Gollum: Monsters of Ruin and the Techno-Sublime at Artspace on Orange Street draws from a lot of disparate elements: punk, computer animation, even old cartoons. What pulls it all together is that it’s creepy, like the better psychological horror movies out there, or the bad dream you can’t shake, and aren’t quite sure you want to.
Named after the character in the Lord of the Rings — and specifically Andy Serkis’s performance of the CGI-enhanced character in the movies — the exhibit is overt in the questions it’s asking. “On a daily basis we are offered new technologies that allow us to produce, shape, and share images of our own bodies and those of others,” a statement at the entrance reads. “As more and more synthetic images are produced, the singular representation of the body morphs … and over time, like Gollum, we may lose our own self-concept and image.” In exploring these ideas, the artists turn the uncanny valley — the idea that people are horrified when they encounter things that are almost, but not quite, lifelike — into their own unsettling playground.

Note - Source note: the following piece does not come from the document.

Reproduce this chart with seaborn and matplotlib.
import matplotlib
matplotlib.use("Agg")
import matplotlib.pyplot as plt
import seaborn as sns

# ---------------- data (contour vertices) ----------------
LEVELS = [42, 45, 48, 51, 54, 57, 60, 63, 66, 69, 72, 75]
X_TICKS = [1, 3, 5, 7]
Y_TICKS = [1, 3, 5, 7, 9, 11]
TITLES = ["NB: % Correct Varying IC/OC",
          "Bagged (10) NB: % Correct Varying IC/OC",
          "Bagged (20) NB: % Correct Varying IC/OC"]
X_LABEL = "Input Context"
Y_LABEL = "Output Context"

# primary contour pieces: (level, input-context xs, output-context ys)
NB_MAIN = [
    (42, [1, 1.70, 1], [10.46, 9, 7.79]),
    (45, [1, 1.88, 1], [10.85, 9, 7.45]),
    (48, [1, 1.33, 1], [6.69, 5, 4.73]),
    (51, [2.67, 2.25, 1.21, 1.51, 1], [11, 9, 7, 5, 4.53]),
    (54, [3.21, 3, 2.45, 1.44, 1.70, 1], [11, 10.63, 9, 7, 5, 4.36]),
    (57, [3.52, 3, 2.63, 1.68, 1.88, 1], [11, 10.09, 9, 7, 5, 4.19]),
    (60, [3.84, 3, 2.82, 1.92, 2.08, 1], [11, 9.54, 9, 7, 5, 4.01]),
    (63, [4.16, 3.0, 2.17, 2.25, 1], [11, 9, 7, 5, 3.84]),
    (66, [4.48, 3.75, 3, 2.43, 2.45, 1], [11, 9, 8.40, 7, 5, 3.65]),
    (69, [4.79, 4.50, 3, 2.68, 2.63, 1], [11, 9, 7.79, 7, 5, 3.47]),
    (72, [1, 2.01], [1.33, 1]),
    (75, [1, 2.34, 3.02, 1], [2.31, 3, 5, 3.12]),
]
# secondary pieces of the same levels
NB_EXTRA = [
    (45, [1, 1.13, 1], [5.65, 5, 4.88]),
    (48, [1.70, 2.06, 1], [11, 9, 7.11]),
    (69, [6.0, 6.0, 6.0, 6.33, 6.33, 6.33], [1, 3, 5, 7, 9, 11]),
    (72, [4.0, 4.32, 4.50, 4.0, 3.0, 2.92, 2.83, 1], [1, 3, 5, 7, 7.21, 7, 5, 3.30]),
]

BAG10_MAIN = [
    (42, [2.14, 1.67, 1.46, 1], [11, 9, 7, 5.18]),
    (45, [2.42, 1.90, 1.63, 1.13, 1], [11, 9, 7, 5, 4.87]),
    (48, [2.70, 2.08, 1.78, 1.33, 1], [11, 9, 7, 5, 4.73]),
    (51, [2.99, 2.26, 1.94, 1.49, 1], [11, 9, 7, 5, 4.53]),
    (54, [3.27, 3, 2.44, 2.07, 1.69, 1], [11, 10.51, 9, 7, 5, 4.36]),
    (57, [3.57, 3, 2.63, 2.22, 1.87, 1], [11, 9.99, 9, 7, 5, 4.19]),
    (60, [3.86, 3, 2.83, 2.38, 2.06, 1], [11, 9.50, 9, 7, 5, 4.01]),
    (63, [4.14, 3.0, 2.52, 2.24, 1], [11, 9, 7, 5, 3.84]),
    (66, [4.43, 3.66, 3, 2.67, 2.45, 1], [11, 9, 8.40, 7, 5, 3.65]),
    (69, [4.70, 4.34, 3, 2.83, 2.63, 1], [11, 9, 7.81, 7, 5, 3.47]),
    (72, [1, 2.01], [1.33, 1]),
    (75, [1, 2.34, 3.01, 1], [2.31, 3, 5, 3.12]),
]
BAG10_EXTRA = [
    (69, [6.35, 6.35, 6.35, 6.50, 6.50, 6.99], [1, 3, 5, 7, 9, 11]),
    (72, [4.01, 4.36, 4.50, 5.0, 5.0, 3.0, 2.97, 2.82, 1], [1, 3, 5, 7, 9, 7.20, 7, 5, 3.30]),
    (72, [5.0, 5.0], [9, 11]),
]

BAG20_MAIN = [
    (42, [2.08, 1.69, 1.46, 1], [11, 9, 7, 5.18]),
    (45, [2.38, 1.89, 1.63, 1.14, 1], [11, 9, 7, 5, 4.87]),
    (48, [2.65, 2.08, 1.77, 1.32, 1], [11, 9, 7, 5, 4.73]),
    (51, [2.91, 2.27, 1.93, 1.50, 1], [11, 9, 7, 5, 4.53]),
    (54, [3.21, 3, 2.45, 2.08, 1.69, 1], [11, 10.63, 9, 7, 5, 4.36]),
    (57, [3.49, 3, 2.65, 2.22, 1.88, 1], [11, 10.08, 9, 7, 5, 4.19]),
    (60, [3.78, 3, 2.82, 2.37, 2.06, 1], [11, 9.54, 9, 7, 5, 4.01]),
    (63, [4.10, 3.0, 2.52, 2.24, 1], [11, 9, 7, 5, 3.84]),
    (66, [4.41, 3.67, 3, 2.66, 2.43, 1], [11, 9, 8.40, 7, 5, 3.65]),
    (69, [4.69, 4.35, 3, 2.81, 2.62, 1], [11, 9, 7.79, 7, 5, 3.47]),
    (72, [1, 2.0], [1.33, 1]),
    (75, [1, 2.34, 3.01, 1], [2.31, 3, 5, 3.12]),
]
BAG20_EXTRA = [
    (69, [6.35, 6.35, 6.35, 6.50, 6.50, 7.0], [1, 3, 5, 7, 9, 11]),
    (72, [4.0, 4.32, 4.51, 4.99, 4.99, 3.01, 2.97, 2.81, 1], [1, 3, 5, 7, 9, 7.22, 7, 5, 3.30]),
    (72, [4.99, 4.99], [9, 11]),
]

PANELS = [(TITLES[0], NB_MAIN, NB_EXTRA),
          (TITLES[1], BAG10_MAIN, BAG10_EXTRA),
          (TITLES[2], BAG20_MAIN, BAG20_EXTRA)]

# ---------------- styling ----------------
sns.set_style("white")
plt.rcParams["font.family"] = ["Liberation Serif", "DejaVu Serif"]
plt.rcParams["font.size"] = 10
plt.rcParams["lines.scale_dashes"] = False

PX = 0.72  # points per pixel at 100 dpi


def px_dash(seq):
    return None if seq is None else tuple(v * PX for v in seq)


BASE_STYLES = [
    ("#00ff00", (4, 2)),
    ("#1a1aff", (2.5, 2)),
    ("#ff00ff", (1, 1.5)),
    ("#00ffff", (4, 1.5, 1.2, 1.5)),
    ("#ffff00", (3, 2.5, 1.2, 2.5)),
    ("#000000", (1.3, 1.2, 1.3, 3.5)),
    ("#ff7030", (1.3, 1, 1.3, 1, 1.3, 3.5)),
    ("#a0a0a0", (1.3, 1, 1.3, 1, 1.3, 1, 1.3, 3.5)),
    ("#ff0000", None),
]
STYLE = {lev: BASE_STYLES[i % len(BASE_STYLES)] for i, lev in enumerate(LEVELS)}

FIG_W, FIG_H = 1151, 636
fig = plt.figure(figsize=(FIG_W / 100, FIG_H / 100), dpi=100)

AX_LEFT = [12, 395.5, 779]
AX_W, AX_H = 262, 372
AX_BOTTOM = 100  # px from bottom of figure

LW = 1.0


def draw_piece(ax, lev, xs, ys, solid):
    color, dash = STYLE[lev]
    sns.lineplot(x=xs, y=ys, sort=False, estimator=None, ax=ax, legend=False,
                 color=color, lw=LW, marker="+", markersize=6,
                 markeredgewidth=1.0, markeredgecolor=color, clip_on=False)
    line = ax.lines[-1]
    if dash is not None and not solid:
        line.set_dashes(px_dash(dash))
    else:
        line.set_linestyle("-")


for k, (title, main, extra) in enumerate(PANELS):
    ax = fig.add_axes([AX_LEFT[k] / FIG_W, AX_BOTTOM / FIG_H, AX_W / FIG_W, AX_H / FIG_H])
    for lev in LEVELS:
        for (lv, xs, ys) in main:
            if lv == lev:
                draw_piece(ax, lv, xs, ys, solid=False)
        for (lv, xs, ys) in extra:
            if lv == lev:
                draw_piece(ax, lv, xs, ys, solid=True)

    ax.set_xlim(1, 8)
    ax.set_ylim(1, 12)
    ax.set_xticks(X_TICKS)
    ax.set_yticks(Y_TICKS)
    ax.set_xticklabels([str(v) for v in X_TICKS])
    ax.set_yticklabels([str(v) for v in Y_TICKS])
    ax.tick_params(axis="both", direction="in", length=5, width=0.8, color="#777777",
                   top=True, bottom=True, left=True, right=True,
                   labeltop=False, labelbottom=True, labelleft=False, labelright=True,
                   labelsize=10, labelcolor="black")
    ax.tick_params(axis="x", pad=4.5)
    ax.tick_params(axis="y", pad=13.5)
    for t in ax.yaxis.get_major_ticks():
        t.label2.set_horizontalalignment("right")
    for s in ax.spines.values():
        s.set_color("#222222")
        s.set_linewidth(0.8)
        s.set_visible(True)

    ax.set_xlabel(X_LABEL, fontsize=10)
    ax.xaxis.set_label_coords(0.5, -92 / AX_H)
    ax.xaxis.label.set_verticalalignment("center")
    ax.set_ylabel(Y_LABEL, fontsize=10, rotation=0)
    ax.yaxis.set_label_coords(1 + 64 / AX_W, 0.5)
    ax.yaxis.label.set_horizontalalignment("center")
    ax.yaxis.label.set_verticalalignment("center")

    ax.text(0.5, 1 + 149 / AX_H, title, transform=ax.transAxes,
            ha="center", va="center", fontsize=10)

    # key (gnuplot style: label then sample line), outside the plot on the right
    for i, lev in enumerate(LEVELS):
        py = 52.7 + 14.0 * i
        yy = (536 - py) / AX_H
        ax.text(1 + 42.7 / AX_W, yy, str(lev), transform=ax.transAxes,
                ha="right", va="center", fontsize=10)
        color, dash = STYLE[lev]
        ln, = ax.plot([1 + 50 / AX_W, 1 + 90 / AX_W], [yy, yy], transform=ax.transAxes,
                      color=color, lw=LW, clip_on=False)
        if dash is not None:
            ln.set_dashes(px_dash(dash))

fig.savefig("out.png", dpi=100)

The show runs until July 3.
Boo Ritson is a bit of a painter, a bit of a scultptor, and a bit of a photographer. She paints her subjects — whether people or food — with emulsion paint and then takes pictures of them before the paint dries. On an intellectual level, the pieces are fun. They play with ideas about media and what it means to make images in different ways. On an emotional level, though, there is something profoundly unsettling about them. The human subjects appear serene in the images, and obviously they were willing participants in the project. But it’s hard to avoid the sense that they’re also uncomfortable, trapped, and maybe in a little danger.
Her image of a cheeseburger is hilarious and also a little disgusting, like the best and also grossest burger you ever ate at the state fair. In that sense, Ritson is tapping the same vein of Americana horror that, say, David Lynch did in Blue Velvet. Something creepy is happening beneath that candy-colored surface, and even the surface doesn’t offer much comfort.
Then there’s Mike & Claire’s short film Skeletons, in which two duncelike figures frantically turn themselves into, well, skeletons. The artists explain that the piece “pays homage to silent films and early animations,” from Mickey Mouse to Buster Keaton, made when the minstrel-show roots of vaudeville were still pretty easy to see. The artists state that they imagine the artist as a “comic figure” and that they’re interested in exploring “the contemporary dilemma of art history — what to do with American painting?” But especially in the context of the rest of the show, these skeletons are being unearthed from deeper soil than that. The things the figures are wearing on their faces look a little too much like gas masks to be only amusing. And even if the skeletons they’re turning themselves into are more like the ones you see in a Dia de los Muertos parade than in a tomb, the hastening toward death can’t be all comical, making for an affecting piece.
Perhaps the culmination of the show was the large installment of Johannes DeYoung’s “Ego Loser,” which took up fully half of Artspace’s gallery for the screening of two videos on opposite ends of a long, darkened room. According to the artist, the installation is part of “an ongoing series that debuted with a stop-animation man whose face melts as he utters self-help mantras from low-end sources.” In “Ego Loser,” one character, a gray, almost statuesque face utters “the psalm-like affirmation, ‘My form is one through every age,’” while another character responds with “pathetic animal-like sounds.”
In the din of the exhibition’s opening — it was quite well attended — it was hard to hear what the characters were saying. But it didn’t matter too much. It was clear they were vocalizing something, and the visuals were strong enough on their own. It wasn’t just the way the face of the responding character seemed filled with rage and confusion. It was in the ways both faces were animated to contort beyond what nature would ever allow. The more serene character’s face bubbled and stretched, undermining his apparent calm. The other character’s face seemed misshapen by his emotions, as if they would literally destroy him. The effect was of a growing sense of dread, uncomfortable enough that part of me wanted to leave. But the rest of me couldn’t look away.
Gollum: Monsters of Ruin and the Techno-Sublime runs at Artspace, 50 Orange St., until July 3. It runs concurrently with the show The Answer Is Dark: Selections from the Artspace Flatlife Collection. Other artists in Gollum include Carlos Jiménez Cahua, Laura Marsh and Aude Jomini, Jerry Blackman, Gordon Skinner, Joyce Pensato, and Petra Szilagyi and Mistina Hanscom.